KUALA LUMPUR, July 2 — PKR’s Rafizi Ramli urged the government today to reconsider the approval for Tenaga Nasional Bhd (TNB) to maintain the imbalance cost pass-through (ICPT), claiming it will negate consumer savings from the removal of the consumption tax.
The former Pandan MP said that while the ICPT was technically aimed at non-domestic users, he expressed concern that firms may use this to avoid lowering prices following the government’s move to zero-rate the Goods and Services Tax (GST).
Rafizi said the next six months were an especially critical period that could determine public perception of the Pakatan Harapan (PH) government that won the 14th general election in May, and undermine existing efforts to help the public deal with rising costs.
“If the GST is abolished and weekly price hikes are eliminated, but at the same time net power tariffs rise, businesses and industries will use this excuse (along with the Sales and Services Tax in September) to not lower prices and adopt a wait-and-see attitude,” he said in a statement.
“This will also erode public confidence in Pakatan Harapan’s determination and sincerity in finding ways to aid the public who opted to change the government in the hopes of avoiding unwarranted price hikes.”
Rafizi said he conducted simulations based on the announced ICPT rates and said that it would effectively negate 50 per cent of the cost savings resulting from the removal of the GST.

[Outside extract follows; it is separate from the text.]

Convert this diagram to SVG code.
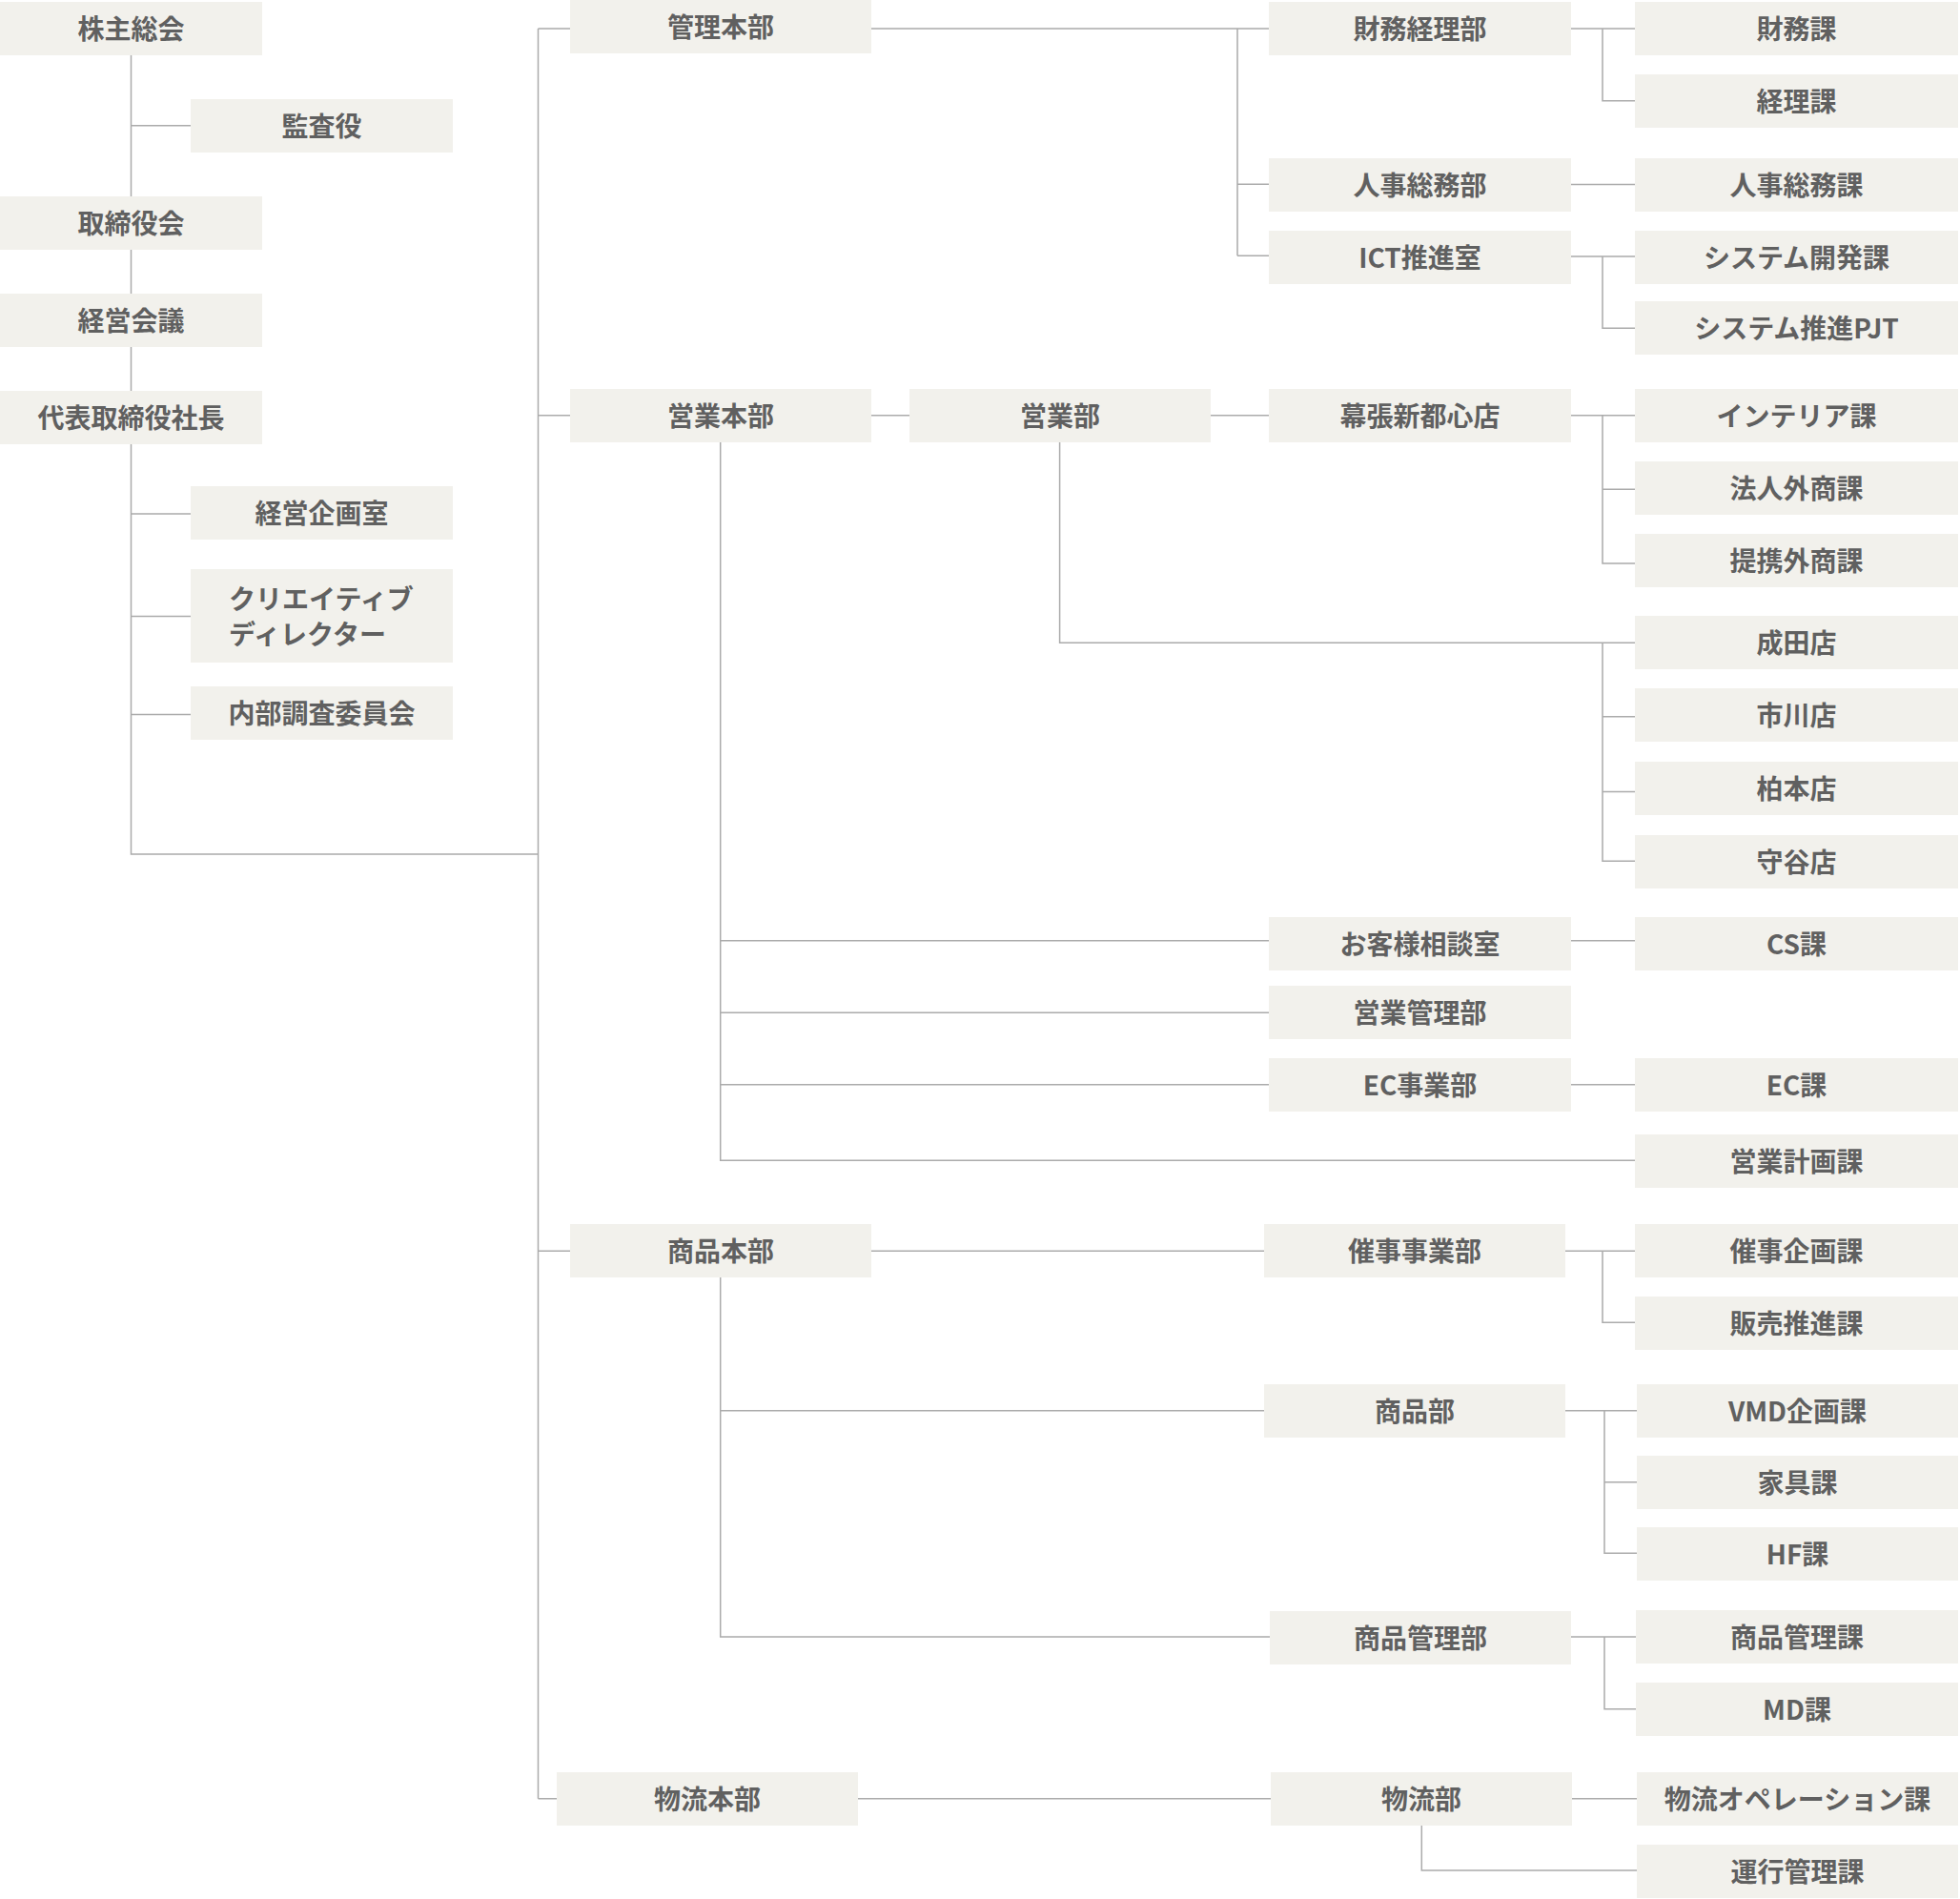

He urged Putrajaya to review its approval for TNB to continue with the scheme until it can accurately gauge business response to the planned tax changes already announced.
Rafizi also suggested that the policy be suspended until PKR is able to communicate its concerns to the Cabinet.
TNB said in a filing with Bursa Malaysia last week that the federal government has approved its continuation of the ICPT until the end of 2018.
The surcharge is applied at a rate of 1.35 sen/kWh on top of the base tariff of 39.45 sen/kWh.
It is applicable to non-domestic users and households that consume above 300kW/h monthly.
The ICPT permits TNB to shift increased energy generation costs to some consumers at a rate that is fixed for a period of six months and reviewed thereafter.